Depuis le début des dénonciations qui ont commencé en 2014 par la première vague, avec le mouvement #AgressionsNonDénoncées, deux autres vagues ont fait leur apparition soit #MoiAussi et la dernière vague sur Instagram qui a notamment éclaboussé Marie-Pier Morin, Julien Lacroix ainsi que d’autres personnalités publiques. « On a noté une augmentation des appels dans les CALACS. Au début du mouvement, il y a eu un fonds d’urgence pour aider les organismes de premières lignes, mais c’était ponctuel. Ce dont nous avons besoin, ce sont des fonds récurrents pour répondre à la demande », conclut Bénédicte Taillefait.
Des chiffres au Québec
5% des crimes sexuels sont rapportés à la police
3 plaintes pour agressions sexuelles sur 1000 se soldent par une condamnation
96,8 % des agresseurs sont des hommes et 78,1% des victimes sont des femmes
2 victimes sur 3 ont moins de 18 ans
2/3 des infractions sexuelles sont commis dans une résidence privée
85,6 % des victimes mineures et 68,3 % des victimes adultes connaissent l’auteur présumé.

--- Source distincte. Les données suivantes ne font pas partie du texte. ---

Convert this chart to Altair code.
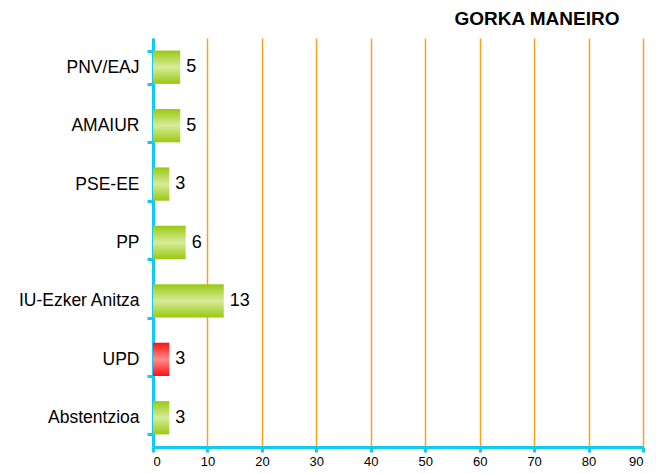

Source : Regroupement québécois des CALACS
Une page Instagram Victims_voices dans les Laurentides
Plusieurs pages Instagram ont été créés dans le mouvement de dénonciation actuel, on les retrouve sous le nom de « victims voices ». Depuis la création de la première page, plusieurs autres ont été conçues pour différentes régions du Québec. Dans les Laurentides, c’est la page « victims_voices__laurentides » qui a été créée dans le but d’afficher des expériences que certaines personnes ont vécues. Sur cette page, on retrouve plus de 91 publications qui sont en fait des témoignages anonymes de victimes d’agressions ou d’harcèlements sexuels. Parmi les publications, on peut voir sur certaines qu’un prénom d’agresseur est parfois dévoilé ainsi que la région où s’est produite l’agression. Dans les différentes « storys », on y explique le code de conduite de la page, le but ainsi que les ressources qui sont à la disposition des victimes.
Nous avons tenté d’entrer en contact avec les initiateurs de la page, mais nous n’avons pas eu de retour.